(Source records)

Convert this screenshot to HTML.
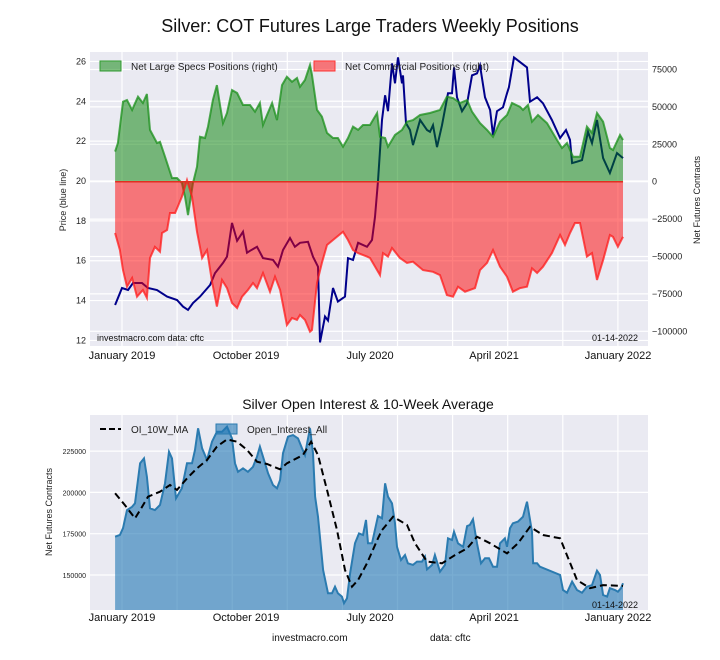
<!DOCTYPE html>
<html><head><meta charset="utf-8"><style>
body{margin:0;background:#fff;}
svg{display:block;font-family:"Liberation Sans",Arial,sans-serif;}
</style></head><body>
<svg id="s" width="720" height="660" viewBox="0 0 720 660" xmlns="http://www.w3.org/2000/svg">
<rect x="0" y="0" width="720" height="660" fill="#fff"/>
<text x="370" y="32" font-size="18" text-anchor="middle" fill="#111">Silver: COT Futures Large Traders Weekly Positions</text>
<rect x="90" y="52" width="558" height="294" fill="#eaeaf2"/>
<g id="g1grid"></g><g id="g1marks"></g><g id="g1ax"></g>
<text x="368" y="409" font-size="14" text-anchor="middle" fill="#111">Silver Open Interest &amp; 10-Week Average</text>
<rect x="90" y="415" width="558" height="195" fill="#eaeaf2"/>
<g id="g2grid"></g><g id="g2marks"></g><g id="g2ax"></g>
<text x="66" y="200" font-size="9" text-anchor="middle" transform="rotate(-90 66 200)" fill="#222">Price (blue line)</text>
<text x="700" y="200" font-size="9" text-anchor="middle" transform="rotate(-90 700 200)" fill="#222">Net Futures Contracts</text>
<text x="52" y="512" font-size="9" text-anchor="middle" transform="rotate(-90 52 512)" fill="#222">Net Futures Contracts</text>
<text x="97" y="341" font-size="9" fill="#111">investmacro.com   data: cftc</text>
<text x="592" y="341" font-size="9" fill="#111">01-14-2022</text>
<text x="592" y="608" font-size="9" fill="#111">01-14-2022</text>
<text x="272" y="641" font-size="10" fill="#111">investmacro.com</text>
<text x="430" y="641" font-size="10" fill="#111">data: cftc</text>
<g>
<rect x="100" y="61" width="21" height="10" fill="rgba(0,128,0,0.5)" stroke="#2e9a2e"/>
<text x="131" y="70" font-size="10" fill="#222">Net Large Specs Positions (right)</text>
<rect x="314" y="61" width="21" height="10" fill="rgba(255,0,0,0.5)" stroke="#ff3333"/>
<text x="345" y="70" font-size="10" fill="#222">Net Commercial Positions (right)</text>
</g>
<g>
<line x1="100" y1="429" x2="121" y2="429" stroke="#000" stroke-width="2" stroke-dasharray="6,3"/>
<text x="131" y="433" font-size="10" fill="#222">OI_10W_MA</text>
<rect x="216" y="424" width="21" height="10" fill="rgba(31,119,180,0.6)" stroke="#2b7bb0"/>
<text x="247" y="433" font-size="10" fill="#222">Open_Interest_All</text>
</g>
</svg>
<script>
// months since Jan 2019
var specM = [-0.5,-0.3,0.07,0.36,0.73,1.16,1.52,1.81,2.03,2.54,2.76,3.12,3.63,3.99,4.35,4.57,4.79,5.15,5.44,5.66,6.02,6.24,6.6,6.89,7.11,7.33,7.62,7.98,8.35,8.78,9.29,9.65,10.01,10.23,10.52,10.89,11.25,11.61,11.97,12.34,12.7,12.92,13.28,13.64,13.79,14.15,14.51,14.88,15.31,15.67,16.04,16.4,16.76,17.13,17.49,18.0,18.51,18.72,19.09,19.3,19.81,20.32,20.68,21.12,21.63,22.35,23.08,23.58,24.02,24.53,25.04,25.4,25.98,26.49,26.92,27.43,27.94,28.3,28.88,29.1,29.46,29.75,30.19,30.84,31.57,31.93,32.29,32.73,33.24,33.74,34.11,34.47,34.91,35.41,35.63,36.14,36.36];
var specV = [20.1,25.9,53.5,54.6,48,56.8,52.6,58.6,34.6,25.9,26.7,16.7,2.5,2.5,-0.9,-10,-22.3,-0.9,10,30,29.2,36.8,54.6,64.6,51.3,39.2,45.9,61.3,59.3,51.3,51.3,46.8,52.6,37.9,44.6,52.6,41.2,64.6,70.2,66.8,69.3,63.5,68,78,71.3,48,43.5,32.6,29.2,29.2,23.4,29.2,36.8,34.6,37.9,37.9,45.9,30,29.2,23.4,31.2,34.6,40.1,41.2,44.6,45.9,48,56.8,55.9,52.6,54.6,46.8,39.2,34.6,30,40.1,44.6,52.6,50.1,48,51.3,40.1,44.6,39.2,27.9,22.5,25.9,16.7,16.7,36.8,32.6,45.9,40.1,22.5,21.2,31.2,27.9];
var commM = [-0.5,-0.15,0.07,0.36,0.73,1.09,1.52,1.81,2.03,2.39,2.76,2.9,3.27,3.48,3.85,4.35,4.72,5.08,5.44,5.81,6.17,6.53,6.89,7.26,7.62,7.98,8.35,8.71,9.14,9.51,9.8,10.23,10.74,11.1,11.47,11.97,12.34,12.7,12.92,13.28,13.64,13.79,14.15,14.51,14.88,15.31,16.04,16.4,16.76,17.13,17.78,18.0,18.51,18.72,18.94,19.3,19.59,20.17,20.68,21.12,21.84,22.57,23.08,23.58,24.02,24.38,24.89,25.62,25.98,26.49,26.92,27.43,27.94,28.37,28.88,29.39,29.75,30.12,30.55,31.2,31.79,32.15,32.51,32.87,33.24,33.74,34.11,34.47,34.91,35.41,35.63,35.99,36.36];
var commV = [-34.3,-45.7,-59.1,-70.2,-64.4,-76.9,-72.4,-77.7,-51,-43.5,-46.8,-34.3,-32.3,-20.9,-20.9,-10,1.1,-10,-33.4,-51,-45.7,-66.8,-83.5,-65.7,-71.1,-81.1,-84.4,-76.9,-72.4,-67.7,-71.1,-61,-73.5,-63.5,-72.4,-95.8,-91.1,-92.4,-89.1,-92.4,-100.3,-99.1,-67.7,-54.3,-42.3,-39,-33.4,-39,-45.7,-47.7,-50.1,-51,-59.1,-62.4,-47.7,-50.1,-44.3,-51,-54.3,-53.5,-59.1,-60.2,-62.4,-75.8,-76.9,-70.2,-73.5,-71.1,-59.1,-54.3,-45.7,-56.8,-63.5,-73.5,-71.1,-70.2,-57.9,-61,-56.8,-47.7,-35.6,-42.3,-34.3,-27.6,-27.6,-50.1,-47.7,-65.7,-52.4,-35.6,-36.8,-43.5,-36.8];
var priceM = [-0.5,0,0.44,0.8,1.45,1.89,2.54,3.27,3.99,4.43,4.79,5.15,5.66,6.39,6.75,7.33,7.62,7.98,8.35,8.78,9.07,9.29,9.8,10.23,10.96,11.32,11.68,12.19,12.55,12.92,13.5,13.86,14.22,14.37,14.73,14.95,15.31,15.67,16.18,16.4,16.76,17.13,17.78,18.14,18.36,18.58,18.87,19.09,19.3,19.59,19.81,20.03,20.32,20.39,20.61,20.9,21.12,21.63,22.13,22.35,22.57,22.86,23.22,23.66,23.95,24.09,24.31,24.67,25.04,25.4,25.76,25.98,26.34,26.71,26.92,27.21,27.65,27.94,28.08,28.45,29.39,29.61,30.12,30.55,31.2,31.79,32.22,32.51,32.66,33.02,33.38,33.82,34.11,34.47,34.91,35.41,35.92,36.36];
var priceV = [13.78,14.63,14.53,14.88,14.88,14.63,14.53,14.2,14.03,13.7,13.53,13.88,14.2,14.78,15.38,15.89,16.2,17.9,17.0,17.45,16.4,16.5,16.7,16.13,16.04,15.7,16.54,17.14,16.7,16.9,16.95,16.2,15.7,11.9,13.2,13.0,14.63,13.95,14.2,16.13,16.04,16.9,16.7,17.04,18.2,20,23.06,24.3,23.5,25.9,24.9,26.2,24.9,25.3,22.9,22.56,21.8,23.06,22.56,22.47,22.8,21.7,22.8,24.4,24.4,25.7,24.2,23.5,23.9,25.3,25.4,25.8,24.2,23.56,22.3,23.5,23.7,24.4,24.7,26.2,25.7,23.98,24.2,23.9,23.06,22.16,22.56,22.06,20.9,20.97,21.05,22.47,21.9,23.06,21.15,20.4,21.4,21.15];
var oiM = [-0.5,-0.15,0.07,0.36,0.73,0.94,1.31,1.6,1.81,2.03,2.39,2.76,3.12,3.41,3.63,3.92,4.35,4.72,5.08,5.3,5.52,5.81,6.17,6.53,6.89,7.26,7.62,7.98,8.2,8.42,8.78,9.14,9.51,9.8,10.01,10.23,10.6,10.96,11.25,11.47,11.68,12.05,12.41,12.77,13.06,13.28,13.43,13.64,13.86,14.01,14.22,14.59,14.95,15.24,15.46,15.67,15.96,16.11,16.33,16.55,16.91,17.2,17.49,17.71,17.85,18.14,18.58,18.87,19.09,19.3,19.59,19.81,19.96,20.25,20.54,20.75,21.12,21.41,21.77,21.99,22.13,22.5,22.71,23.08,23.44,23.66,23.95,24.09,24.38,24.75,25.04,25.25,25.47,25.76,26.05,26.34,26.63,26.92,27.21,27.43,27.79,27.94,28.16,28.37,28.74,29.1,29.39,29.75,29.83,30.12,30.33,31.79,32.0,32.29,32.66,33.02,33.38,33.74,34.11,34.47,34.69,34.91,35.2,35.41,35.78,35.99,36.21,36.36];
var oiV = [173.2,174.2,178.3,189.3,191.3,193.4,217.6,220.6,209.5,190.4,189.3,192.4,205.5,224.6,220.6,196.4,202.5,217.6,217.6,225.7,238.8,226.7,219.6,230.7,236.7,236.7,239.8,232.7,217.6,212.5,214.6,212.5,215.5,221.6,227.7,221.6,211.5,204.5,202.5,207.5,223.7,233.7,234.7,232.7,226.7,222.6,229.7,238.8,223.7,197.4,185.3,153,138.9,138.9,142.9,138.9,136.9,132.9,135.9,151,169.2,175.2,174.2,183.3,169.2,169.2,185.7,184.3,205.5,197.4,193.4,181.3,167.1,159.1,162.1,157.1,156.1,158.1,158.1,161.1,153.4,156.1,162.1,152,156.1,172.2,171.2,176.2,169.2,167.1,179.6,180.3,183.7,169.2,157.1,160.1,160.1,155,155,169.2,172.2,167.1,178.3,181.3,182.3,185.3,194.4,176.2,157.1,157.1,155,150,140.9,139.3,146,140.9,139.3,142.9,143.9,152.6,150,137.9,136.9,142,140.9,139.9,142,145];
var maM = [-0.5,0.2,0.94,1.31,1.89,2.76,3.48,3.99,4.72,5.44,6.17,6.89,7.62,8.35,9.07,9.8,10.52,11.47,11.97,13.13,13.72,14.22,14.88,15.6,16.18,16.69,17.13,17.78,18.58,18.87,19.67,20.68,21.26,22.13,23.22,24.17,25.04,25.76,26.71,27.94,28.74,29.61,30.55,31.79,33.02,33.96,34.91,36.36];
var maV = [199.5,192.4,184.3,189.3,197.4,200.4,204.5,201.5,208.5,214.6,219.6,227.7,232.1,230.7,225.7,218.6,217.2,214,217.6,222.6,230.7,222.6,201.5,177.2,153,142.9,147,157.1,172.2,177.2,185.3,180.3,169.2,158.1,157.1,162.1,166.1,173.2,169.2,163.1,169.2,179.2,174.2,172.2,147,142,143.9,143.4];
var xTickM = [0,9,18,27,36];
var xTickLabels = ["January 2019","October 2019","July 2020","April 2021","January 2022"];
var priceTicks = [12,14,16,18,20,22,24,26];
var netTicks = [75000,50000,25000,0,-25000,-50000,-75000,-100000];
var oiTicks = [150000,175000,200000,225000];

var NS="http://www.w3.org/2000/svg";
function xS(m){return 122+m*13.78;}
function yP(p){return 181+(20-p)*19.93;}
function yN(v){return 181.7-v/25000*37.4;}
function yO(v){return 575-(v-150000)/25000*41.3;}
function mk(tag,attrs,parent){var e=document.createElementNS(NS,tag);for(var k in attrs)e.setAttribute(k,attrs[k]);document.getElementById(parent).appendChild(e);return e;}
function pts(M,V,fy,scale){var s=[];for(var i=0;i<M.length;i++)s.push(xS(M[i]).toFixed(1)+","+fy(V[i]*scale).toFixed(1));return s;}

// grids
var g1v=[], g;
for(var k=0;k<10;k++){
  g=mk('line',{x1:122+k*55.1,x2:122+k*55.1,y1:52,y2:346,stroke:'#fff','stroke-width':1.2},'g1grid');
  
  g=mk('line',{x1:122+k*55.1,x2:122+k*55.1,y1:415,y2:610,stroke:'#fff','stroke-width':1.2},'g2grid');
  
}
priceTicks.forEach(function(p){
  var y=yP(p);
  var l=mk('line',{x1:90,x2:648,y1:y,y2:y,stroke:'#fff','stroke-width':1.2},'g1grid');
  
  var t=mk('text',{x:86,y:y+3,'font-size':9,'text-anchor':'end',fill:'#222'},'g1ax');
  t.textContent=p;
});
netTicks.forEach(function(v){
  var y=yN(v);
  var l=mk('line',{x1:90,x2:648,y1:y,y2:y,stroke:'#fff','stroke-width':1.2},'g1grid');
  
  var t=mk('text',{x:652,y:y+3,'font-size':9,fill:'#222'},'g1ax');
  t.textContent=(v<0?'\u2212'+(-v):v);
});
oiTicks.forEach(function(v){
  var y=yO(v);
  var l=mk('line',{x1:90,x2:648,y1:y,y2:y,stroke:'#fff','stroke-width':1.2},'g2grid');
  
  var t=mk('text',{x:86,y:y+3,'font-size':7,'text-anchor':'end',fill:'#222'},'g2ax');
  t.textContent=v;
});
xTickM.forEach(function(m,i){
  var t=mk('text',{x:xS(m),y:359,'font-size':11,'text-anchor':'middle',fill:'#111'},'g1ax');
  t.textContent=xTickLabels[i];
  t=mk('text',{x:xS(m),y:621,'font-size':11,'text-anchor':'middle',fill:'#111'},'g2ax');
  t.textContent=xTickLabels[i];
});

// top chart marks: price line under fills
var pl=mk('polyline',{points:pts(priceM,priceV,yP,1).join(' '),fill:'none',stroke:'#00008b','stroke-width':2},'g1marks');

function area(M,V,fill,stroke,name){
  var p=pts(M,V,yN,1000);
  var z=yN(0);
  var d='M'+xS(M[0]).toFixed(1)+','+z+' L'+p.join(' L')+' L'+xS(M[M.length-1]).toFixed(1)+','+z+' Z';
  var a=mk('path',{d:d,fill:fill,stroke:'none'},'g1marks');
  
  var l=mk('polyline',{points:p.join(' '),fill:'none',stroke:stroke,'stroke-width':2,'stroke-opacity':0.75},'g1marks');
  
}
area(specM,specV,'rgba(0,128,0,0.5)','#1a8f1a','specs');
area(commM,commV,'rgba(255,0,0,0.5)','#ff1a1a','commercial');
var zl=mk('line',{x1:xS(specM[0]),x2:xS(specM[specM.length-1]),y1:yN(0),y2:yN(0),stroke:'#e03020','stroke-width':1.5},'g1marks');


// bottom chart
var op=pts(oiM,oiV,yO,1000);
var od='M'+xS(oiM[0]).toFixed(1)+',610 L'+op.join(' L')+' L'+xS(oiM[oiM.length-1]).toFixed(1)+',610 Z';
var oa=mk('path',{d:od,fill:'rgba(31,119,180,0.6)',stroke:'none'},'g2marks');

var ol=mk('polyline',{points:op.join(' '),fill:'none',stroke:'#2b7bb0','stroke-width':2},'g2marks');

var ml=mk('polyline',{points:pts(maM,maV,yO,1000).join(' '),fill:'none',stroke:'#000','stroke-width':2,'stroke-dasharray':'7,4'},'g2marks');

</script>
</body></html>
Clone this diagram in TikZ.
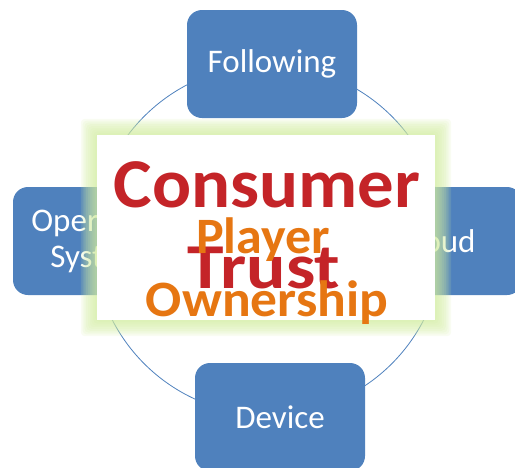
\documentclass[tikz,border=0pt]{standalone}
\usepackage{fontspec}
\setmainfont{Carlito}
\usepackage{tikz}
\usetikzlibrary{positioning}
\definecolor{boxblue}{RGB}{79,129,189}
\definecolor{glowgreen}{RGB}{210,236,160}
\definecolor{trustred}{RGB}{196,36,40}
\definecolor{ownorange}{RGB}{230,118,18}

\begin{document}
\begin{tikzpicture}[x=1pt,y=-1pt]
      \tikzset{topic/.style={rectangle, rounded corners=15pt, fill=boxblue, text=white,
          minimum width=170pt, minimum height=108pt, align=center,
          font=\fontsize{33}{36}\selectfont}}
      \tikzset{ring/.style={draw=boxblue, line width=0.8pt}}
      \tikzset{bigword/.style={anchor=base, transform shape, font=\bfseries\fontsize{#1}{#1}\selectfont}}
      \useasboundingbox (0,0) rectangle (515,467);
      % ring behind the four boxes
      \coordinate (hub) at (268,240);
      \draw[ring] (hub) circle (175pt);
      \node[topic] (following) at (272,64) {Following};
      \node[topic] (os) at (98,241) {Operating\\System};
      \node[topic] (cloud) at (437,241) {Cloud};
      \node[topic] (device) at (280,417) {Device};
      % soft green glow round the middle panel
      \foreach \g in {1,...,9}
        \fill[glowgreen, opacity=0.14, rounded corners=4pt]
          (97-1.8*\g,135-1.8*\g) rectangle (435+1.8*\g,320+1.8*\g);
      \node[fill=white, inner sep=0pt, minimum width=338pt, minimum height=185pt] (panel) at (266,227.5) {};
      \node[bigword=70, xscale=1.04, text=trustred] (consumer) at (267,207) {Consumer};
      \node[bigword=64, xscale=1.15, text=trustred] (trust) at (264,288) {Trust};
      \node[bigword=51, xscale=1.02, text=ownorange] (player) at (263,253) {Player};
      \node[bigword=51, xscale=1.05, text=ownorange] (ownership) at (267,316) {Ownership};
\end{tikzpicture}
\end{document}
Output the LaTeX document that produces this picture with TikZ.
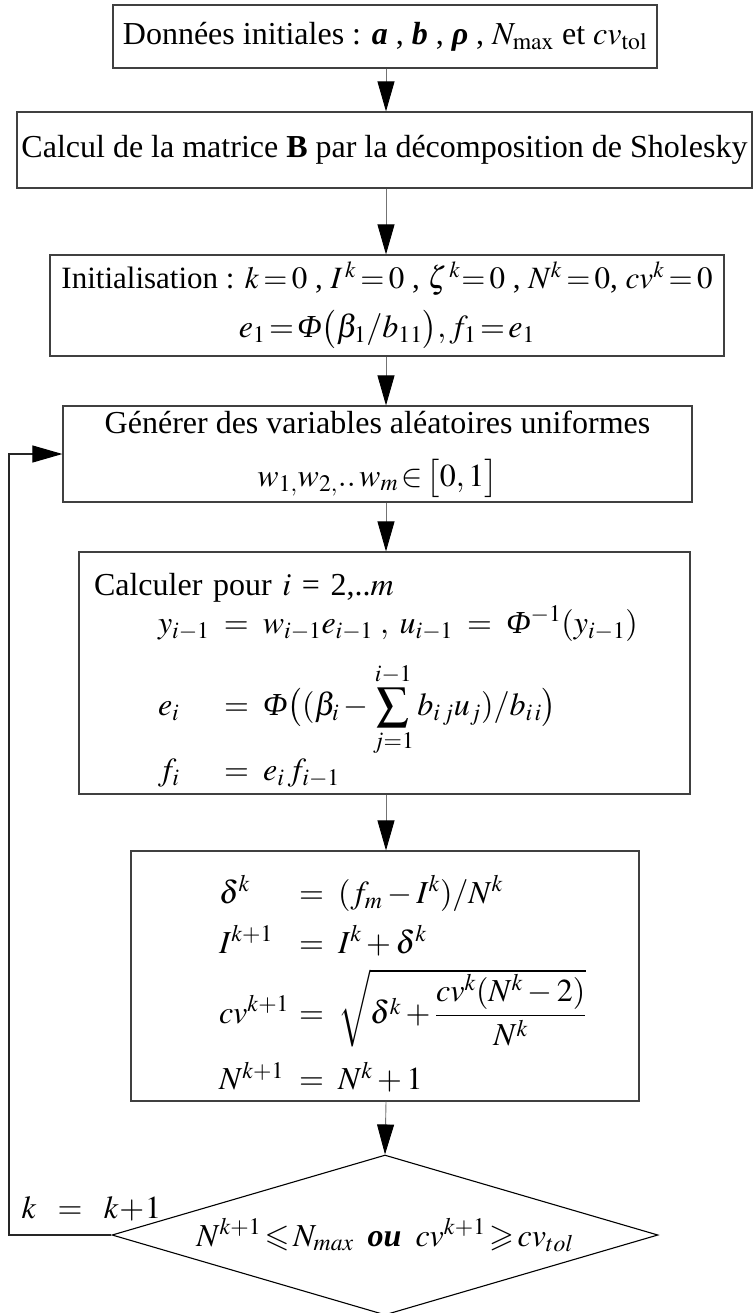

#### [Task]
Write down the number of lines where the word "this" appears, and nothing further.

#### [Answer]
3